EXHUMED released a self-titled demo in 1991 and immediately hit the California live circuit.
PAUL: Those guys were based deep in the San Jose suburbs, which made getting up to San Francisco quite a trek. That’s what impressed me about EXHUMED – they had the tenacity to get in the car, drive everywhere, play pay-to-play gigs, whatever it took. I got along really well with their bassist, Ben Marrs; he was writing to a bunch of underground bands at the time.
By then, Paul had also expanded his domestic underground network far beyond California.

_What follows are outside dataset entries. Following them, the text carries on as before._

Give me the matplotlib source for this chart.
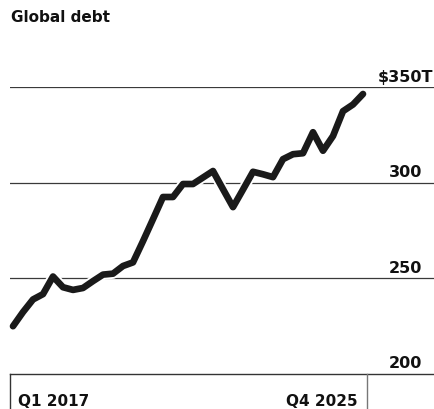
import matplotlib
matplotlib.use("Agg")
import matplotlib.pyplot as plt
import matplotlib.patheffects as pe
import matplotlib.transforms as mtransforms

# ---- data (global debt, $ trillions, quarterly Q1 2017 .. Q4 2025) ----
debt = [225, 232.4, 239, 241.8, 251, 245.4, 244, 245, 248.6, 252,
        252.5, 256.5, 258.4, 269.5, 281, 292.6, 292.6, 299.4, 299.4, 302.8,
        306.2, 296.7, 287.3, 296.5, 305.8, 304.5, 303, 312.4, 315, 315.5,
        326.5, 316.8, 324.5, 337.5, 341, 346.5]
first_label = "Q1 2017"
last_label = "Q4 2025"
y_ticks = [200, 250, 300, 350]
y_labels = ["200", "250", "300", "$350T"]
title = "Global debt"

W, H = 435, 410
fig = plt.figure(figsize=(W / 100, H / 100), dpi=100)
fig.patch.set_facecolor("white")

def fx(px):
    return px / W

def fy(py):
    return 1 - py / H

# axes: value 200 at y=375px, 350 at y=88.3px ; x from 10px to 435px
ax = fig.add_axes([fx(10), fy(375), fx(425), (375 - 88.3) / H])
ax.set_xlim(-0.3, 42.2)
ax.set_ylim(200, 350)
ax.axis("off")

FONT = "DejaVu Sans"

# gridlines
for v in y_ticks[1:]:
    ax.axhline(v, color="#3a3a3a", lw=0.9, zorder=1)

# data line with white halo
x = list(range(len(debt)))
ax.plot(x, debt, color="#1a1a1a", lw=4.8, solid_capstyle="round",
        solid_joinstyle="round", zorder=3, clip_on=False,
        path_effects=[pe.Stroke(linewidth=7.5, foreground="white"), pe.Normal()])

# y labels on the right, above each line
trans = mtransforms.blended_transform_factory(ax.transAxes, ax.transData)
off = mtransforms.ScaledTranslation(0, 6.5 / 100, fig.dpi_scale_trans)
for v, lab in zip(y_ticks, y_labels):
    if lab.endswith("T"):
        xr = (433 - 10) / 425
    else:
        xr = (422 - 10) / 425
    ax.text(xr, v, lab, transform=trans + off, ha="right", va="baseline",
            fontsize=11.5, fontweight="bold", family=FONT, color="#111111")

# bottom frame: horizontal line at 200, verticals at first point and end
fig.add_artist(plt.Line2D([fx(10), fx(435)], [fy(375), fy(375)], color="#333333", lw=1.0))
fig.add_artist(plt.Line2D([fx(10.5), fx(10.5)], [fy(375), fy(410)], color="#333333", lw=1.0))
fig.add_artist(plt.Line2D([fx(367), fx(367)], [fy(375), fy(410)], color="#777777", lw=1.0))

# x labels
fig.text(fx(18), fy(406.5), first_label, ha="left", va="baseline",
         fontsize=11, fontweight="bold", family=FONT, color="#111111")
fig.text(fx(358), fy(406.5), last_label, ha="right", va="baseline",
         fontsize=11, fontweight="bold", family=FONT, color="#111111")

# title
fig.text(fx(11), fy(22), title, ha="left", va="baseline",
         fontsize=11, fontweight="bold", family=FONT, color="#111111")

fig.savefig("out.png", dpi=100, facecolor="white")
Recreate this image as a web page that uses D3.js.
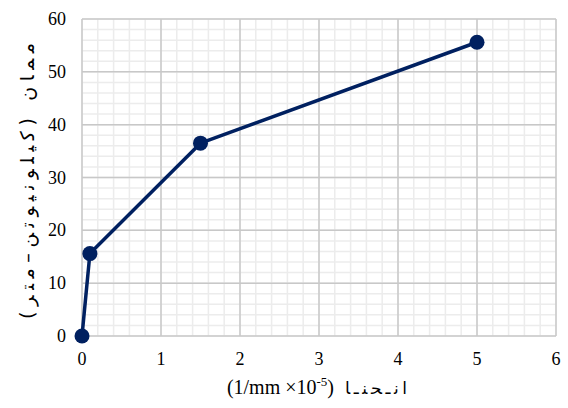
<!DOCTYPE html>
<html><head><meta charset="utf-8">
<script src="https://cdn.jsdelivr.net/npm/d3@7"></script>
<style>body{margin:0;background:#fff}</style>
</head><body>
<svg id="c" width="568" height="408"></svg>
<script>
const xValues = [0, 0.1, 1.5, 5];
const yValues = [0, 15.6, 36.5, 55.6];
const xTicks = [0, 1, 2, 3, 4, 5, 6];
const yTicks = [0, 10, 20, 30, 40, 50, 60];
const yTitle = "ممان (کیلونیوتن–متر)";
const xTitleArabic = "انـحنـا";

const svg = d3.select("#c");
const x = d3.scaleLinear().domain([0, 6]).range([82, 556]);
const y = d3.scaleLinear().domain([0, 60]).range([336, 19]);

const minorX = d3.range(0, 6.0001, 0.2).map(v => +v.toFixed(1));
const minorY = d3.range(0, 60.001, 2);
const g = svg.append("g");
g.selectAll(".mx").data(minorX).join("line")
  .attr("x1", d => x(d)).attr("x2", d => x(d)).attr("y1", y(0)).attr("y2", y(60))
  .attr("stroke", "#ececec").attr("stroke-width", 1.5);
g.selectAll(".my").data(minorY).join("line")
  .attr("y1", d => y(d)).attr("y2", d => y(d)).attr("x1", x(0)).attr("x2", x(6))
  .attr("stroke", "#ececec").attr("stroke-width", 1.5);
g.selectAll(".Mx").data(xTicks).join("line")
  .attr("x1", d => x(d)).attr("x2", d => x(d)).attr("y1", y(0)).attr("y2", y(60))
  .attr("stroke", "#c8c8c8").attr("stroke-width", 1.5);
g.selectAll(".My").data(yTicks).join("line")
  .attr("y1", d => y(d)).attr("y2", d => y(d)).attr("x1", x(0)).attr("x2", x(6))
  .attr("stroke", "#c8c8c8").attr("stroke-width", 1.5);

const font = "Liberation Serif, Times New Roman, serif";
svg.append("g").selectAll("text").data(yTicks).join("text")
  .attr("x", 66).attr("y", d => y(d) + 6)
  .attr("text-anchor", "end").style("font-family", font).style("font-size", "18px")
  .attr("fill", "#000").text(d => d);
svg.append("g").selectAll("text").data(xTicks).join("text")
  .attr("x", d => x(d)).attr("y", 365)
  .attr("text-anchor", "middle").style("font-family", font).style("font-size", "18px")
  .attr("fill", "#000").text(d => d);

const pts = xValues.map((v, i) => [v, yValues[i]]);
svg.append("path").datum(pts)
  .attr("d", d3.line().x(d => x(d[0])).y(d => y(d[1])))
  .attr("fill", "none").attr("stroke", "#002060").attr("stroke-width", 3.5)
  .attr("stroke-linejoin", "round");
svg.append("g").selectAll("circle").data(pts).join("circle")
  .attr("cx", d => x(d[0])).attr("cy", d => y(d[1])).attr("r", 7.5)
  .attr("fill", "#002060");

// y title
svg.append("text")
  .attr("transform", `translate(34,${181}) rotate(-90)`)
  .attr("text-anchor", "middle").attr("direction", "rtl")
  .attr("textLength", 276).attr("lengthAdjust", "spacing")
  .style("font-family", "DejaVu Sans, sans-serif").style("font-size", "19px")
  .attr("fill", "#000").text(yTitle);

// x title
const xt = svg.append("text").attr("x", 334).attr("y", 394)
  .attr("text-anchor", "end").style("font-family", font).style("font-size", "20px")
  .attr("fill", "#000").attr("direction", "ltr");
xt.append("tspan").text("(1/mm ×10");
xt.append("tspan").attr("dy", -8).style("font-size", "13px").text("-5");
xt.append("tspan").attr("dy", 8).text(")");
svg.append("text").attr("x", 345).attr("y", 394)
  .attr("textLength", 62).attr("lengthAdjust", "spacing")
  .style("font-family", "DejaVu Sans, sans-serif").style("font-size", "17px")
  .attr("fill", "#000").text(xTitleArabic);
</script>
</body></html>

PAUL: I was writing to East Coast bands like INCANTATION, IMMOLATION, MORPHEUS DESCENDS, and BAPHOMET. The biggest turning point, though, came when Wild Rags released the NECROPHOBIC demo, which prompted me to contact David Parland.
Wild Rags Records – an underground label and record shop based in Montebello, California – released Swedish death metal band NECROPHOBIC’s 1991 demo “Unholy Prophecies”. Their guitarist, David ‘Blackmoon’ Parland, later co-founded DARK FUNERAL.
PAUL: Things just exploded from there. Not long after that, more Swedes entered the picture – Tompa from AT THE GATES, especially, plus members from LOBOTOMY, DARK TRANQUILLITY, and NECRONY. Their demos came in right alongside all this other stuff.